High Resolution Neutron Spectrometers

HIGH RESOLUTION NEUTRON SPECTROMETERS
See also Ultra-High Resolution Gamma-Ray Sprectrometers

SELECTED PUBLICATIONS

Microcalorimeter Design for Fast Neutron Spectroscopy

Neutron Absorption Spectroscopy for Identification of Light Elements in Actinides

PROJECT SUMMARY
The following content has been extracted from NNSA Office of Nonproliferation Research and Engineering (NA-22) Radiation Detection Technologies Program R&D Portfolio 2003.

High energy resolution neutron spectroscopy is acheived with superconducting sensors operated at temperatures close to absolute zero (-460ºF) where noise due to thermal motion is greatly reduced. The sensor consists of a neutron absorbing crystal attached to a sensitive molybdenum–copper thermometer held at the transition between the superconducting and normal state where its resistance changes rapidly with temperature.

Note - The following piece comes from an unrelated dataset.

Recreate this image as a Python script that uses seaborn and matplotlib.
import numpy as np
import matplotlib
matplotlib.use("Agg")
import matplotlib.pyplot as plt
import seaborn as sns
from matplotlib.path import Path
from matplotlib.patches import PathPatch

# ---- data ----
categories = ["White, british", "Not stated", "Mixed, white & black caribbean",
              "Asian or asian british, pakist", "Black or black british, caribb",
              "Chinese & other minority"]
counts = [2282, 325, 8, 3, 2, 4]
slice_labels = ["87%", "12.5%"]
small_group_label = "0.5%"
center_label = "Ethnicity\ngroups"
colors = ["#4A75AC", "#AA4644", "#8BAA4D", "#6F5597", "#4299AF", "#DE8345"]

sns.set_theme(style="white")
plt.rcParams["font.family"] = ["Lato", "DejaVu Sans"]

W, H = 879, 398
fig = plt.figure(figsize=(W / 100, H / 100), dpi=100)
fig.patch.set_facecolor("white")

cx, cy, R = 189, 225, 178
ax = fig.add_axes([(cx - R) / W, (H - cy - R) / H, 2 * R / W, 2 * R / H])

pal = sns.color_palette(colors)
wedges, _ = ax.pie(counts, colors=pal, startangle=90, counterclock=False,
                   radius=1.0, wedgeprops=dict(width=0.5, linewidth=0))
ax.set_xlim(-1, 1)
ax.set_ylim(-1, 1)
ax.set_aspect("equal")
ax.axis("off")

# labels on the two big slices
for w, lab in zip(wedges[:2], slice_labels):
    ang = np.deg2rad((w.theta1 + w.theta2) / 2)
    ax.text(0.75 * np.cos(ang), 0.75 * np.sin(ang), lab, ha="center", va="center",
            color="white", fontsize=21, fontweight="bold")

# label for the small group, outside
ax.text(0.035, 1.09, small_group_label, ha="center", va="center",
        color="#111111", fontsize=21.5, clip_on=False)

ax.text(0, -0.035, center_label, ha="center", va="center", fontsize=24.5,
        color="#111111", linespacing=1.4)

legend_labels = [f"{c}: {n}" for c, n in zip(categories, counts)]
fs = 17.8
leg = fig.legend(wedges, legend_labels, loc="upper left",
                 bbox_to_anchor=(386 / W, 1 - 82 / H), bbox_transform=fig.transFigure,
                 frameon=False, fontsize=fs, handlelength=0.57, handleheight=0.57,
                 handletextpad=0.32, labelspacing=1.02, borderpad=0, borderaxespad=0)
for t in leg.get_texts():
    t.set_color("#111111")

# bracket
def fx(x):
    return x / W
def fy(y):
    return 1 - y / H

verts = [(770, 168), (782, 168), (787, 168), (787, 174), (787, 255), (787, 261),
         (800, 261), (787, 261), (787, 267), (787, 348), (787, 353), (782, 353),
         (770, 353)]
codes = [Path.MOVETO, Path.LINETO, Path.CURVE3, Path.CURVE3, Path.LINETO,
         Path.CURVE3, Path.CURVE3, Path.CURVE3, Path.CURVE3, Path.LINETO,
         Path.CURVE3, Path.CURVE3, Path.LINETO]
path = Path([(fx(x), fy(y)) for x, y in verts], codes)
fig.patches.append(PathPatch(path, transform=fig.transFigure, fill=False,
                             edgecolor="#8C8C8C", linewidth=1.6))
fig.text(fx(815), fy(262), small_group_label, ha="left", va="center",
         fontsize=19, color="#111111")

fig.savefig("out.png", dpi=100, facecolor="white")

A fast neutron captured in a boron- or lithium-containing absorber will heat the molybdenum–copper sensor in proportion to the neutron energy plus the energy released in the capture reaction. The precision of this measurement can be as high as 1 part in 1,000, one to two orders of magnitude better than with semiconductor or gas-based detectors, and with an instrument more compact than large, conventional time-of-flight spectrometers. High-resolution neutron spectroscopy can determine the composition of nuclear materials, particularly the presence of light elements, even through thick layers of shielding.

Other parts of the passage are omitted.